Thursday, July 14, 2011

Antonio


“Es muerta,” Antonio says, shaking his head sadly. We look at the tree, trying to see whether any part of it might be saved, but finally decide that it is only good for a little firewood and that it will take two truckloads to cart the rest to El Dumpay.

Antonio only speaks a little English and I speak no Spanish at all, but we manage to communicate through gesture, good will and a little mind-reading. I know that he is not yet thirty but has two sons, one of them twelve, going on thirteen. I know that he is a strict and devoted father who must be home when school gets out and his wife goes to work. He seems to support his parents in Mexico, and more than once has taken in a relative who had nowhere else to go.

Back before he had papers, Antonio went door to door looking for work. I told him I didn’t really have anything, but if he would leave his telephone number, I would call him when I did. He wrote and erased, wrote and erased, and I thought that anybody who wanted that much to get something right would be good to know.

He and several relatives painted my house by hand, with brushes. Antonio didn’t mind washing windows or cars, did all his estimating and billing in his head and never made a mistake, even when he had taken advances for lunch or materials. I worried about how he would keep doing all this when he grew older. I wished he would take an English class or try to get a contractor’s license, but he was too busy working to do much of anything else.

I made business cards for him so he wouldn’t have to keep writing and erasing.

“Maggie, minuto, come,” he says, and I trudge over to the fence where he is cutting up the dead tree with a handsaw even as the sound of chainsaws and chippers blast away from neighbors’ houses. He shows me a decayed stump some eight feet high, two feet in diameter at the top, five inches at the rotting bottom, upright only because it is leaning on branches. The stump had been hidden by the dead tree Antonio was taking out.

“Oh, my God,” I say, picturing orphaned children, Antonio or me squashed as flat as the coyote in Loony Toons. “Be careful! Don’t do anything! Wait until somebody else comes!” Holding my breath, I nervously pull away some logs as Antonio casually clips a few branches, mentally measuring where the stump might fall.

Then he pushes the stump and it falls to the ground with an enormous earth-shaking thud.

“One truck,” he says “for this at Dumpay. Forty-seven dollaria.”

“Not worth it,” I say, and we wordlessly agree to leave the stump where it fell.

Monday, July 11, 2011

Deus Ex Machina


I have an uneasy truce with the machines. This may date from an astonishingly low grade on a mechanical aptitude test I took in high school or from the description of a war against the machines in the Sixties Bible, Hermann Hesse’s Steppenwolf: “(They) praised machinery as the last and most sublime invention of the human mind. With its aid, men would be equal to the gods.”

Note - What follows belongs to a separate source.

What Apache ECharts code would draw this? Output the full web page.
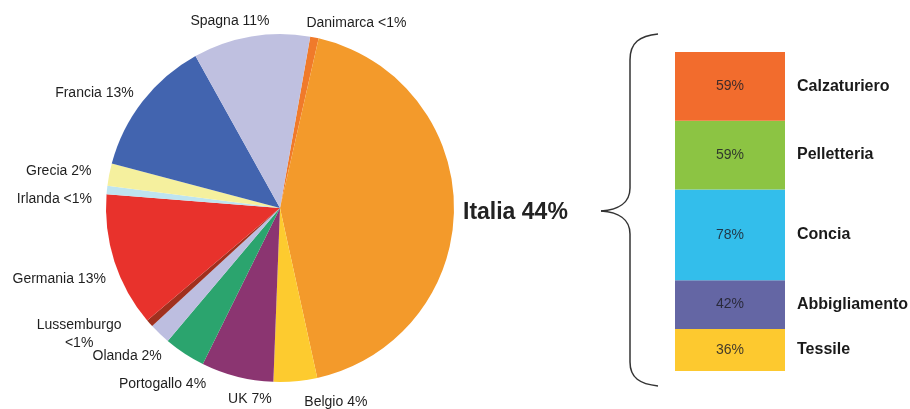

I have been nudged and bullied into dealing with machines. I had to learn to drive at age 40 because there was no school activities bus to where we lived in the country, and the kids wanted to play football. I can drive if there aren’t too many left turns, but my present car has so many mysterious computerized functions that even the dealer can’t tell why the alarm goes off at random.

In fact, the whole darned house is computerized: The coffee maker, the kitchen range, the television and its remote, the sewing machine, telephones, stereo, alarm clock, answering machine, calculator and camera. Ed gave me a Global Positioning thing after we kept getting lost, and once I get more confidence about left turns, I have every intention of using it.

The turntable which was going to turn all my vinyl records into compact discs, however, I donated to a choir auction. The box had never been opened. Sometimes you have to flat-out acknowledge defeat. I can make compact discs from audio tapes, however, which is a dubious skill since everyone else deals with iPods now instead of compact discs. I have a machine which is supposed to make JPGs from old slides, but I haven’t yet taken it out of the box.

I got my first computer because I wanted e-mail. It took a week to get up the courage to open the box. When I plugged the thing in, it didn’t work, and I phoned up a friend and cried. The problem proved to be the plug, not the computer, and so I have had the usual computer snags and problems ever since.

The newest machine is an iPhone I actually requested for my birthday. To activate it, one had to have the latest version of iTunes on the computer, and to support that, one had to have a more recent operating system than I have. This is what I mean by being nudged and bullied. Meanwhile, I am just using the iPhone as a telephone, and it works just fine.

The phrase “deus ex machina” or “god from the machine”, by the way, comes from Horace, who deplored the Greek tragedians’ use of cranes (machina) which were used to lower actors playing gods onto the stage, where they would neatly wrap up a rambling drama.